けれど、結局この病室に、私とイドさん以外の入院患者がやってくる事はなかった。病院はベッド不足なんて騒がれているけれど、あるところにはあるんだろうか? それとも、私の認識はもう過去の事なのか。どの道去りゆく私にとって、それはもう関係のない話だった。
荷物は、お言葉に甘えてイドさんに持ってもらった。体調が心配だったけれど、今日のイドさんはすこぶる機嫌がいい。自動ドアを越えて外に出れば、日光がさんさんと降り注ぐ。
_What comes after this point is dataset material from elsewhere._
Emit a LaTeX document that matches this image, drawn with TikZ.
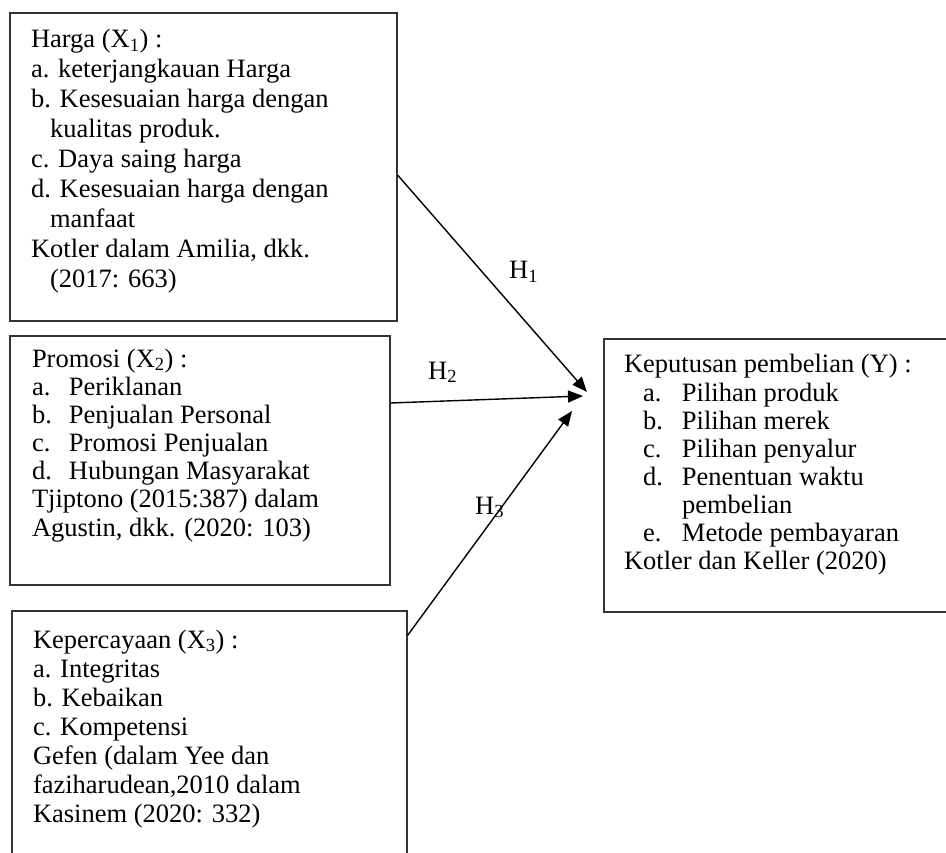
\documentclass[tikz,border=0pt]{standalone}
\usepackage{fontspec}
\setmainfont{Liberation Serif}
\usetikzlibrary{arrows.meta}
\begin{document}
\begin{tikzpicture}[x=1pt,y=-1pt,
  box/.style={draw=black!80, line width=1.1pt, fill=none, inner sep=0pt},
  txt/.style={anchor=base west, inner sep=0pt, outer sep=0pt},
  lbl/.style={anchor=base west, inner sep=0pt, font=\fontsize{26.5}{30}\selectfont},
  arr/.style={line width=1.4pt, -{Triangle[length=15pt,width=12pt]}}]
\useasboundingbox (0,0) rectangle (946,853);
\clip (0,0) rectangle (946,853);
\fill[white] (0,0) rectangle (946,853);

% boxes
\node[box, minimum width=387pt, minimum height=308pt] (x1) at (203.5,167) {};
\node[box, minimum width=380pt, minimum height=249pt] (x2) at (200,460.5) {};
\node[box, minimum width=395pt, minimum height=280pt] (x3) at (209.5,751) {};
\node[box, minimum width=360pt, minimum height=273pt] (y) at (784,475.5) {};

% texts
\node[txt] (x1t) at (31,48) {\fontsize{26.5}{30}\selectfont\begin{tabular}[t]{@{}l@{}}
Harga (X\textsubscript{1}) :\\
a. keterjangkauan Harga\\
b. Kesesuaian harga dengan\\
\hspace*{19pt}kualitas produk.\\
c. Daya saing harga\\
d. Kesesuaian harga dengan\\
\hspace*{19pt}manfaat\\
Kotler dalam Amilia, dkk.\\
\hspace*{19pt}(2017: 663)
\end{tabular}};

\node[txt] (x2t) at (32,367) {\fontsize{26.5}{28.2}\selectfont\begin{tabular}[t]{@{}l@{}}
Promosi (X\textsubscript{2}) :\\
\makebox[37pt][l]{a.}Periklanan\\
\makebox[37pt][l]{b.}Penjualan Personal\\
\makebox[37pt][l]{c.}Promosi Penjualan\\
\makebox[37pt][l]{d.}Hubungan Masyarakat\\
Tjiptono (2015:387) dalam\\
Agustin, dkk. (2020: 103)
\end{tabular}};

\node[txt] (x3t) at (33,648) {\fontsize{26.5}{29}\selectfont\begin{tabular}[t]{@{}l@{}}
Kepercayaan (X\textsubscript{3}) :\\
a. Integritas\\
b. Kebaikan\\
c. Kompetensi\\
Gefen (dalam Yee dan\\
faziharudean,2010 dalam\\
Kasinem (2020: 332)
\end{tabular}};

\node[txt] (yt) at (624,373) {\fontsize{26.5}{28.1}\selectfont\begin{tabular}[t]{@{}l@{}}
Keputusan pembelian (Y) :\\
\hspace*{19pt}\makebox[39pt][l]{a.}Pilihan produk\\
\hspace*{19pt}\makebox[39pt][l]{b.}Pilihan merek\\
\hspace*{19pt}\makebox[39pt][l]{c.}Pilihan penyalur\\
\hspace*{19pt}\makebox[39pt][l]{d.}Penentuan waktu\\
\hspace*{58pt}pembelian\\
\hspace*{19pt}\makebox[39pt][l]{e.}Metode pembayaran\\
Kotler dan Keller (2020)
\end{tabular}};

% arrow end points
\coordinate (t1) at (587,392);
\coordinate (t2) at (583,396);
\coordinate (t3) at (572,411);

\draw[arr] ([yshift=-8pt]x1.east) -- (t1);
\draw[arr] ([yshift=57.5pt]x2.east) -- (t2);
\draw[arr] ([yshift=-25pt]x3.north east) -- (t3);

% labels
\node[lbl] (h1) at (509,279) {H\textsubscript{1}};
\node[lbl] (h2) at (428,379) {H\textsubscript{2}};
\node[lbl] (h3) at (475,514) {H\textsubscript{3}};
\end{tikzpicture}
\end{document}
日の光を浴びたイドさんは、血色もよく見えた。
入院中、まったく外に出なかった訳じゃない。病院の中庭や、裏の森に足を運んで恥ずかしい事もした。けれど、今日の空気は全然違う。
風が吹いて、穿いていた白いスカートが僅かにはためく。お姉ちゃんが用意してくれた私服は、やっぱりお姉ちゃん好みの清楚な服だった。流れる風も、同じ。清楚というか、真っ当というか、憑き物を落とすような風だった。
「あー、なんかシャバに出たって感じ? 外の空気、やっぱりいいな」
イドさんは、深呼吸し背を伸ばす。イドさんが今感じてる思いは、多分私と一緒。私より的確で正直な感性に、私は思わず笑みがこぼれてしまった。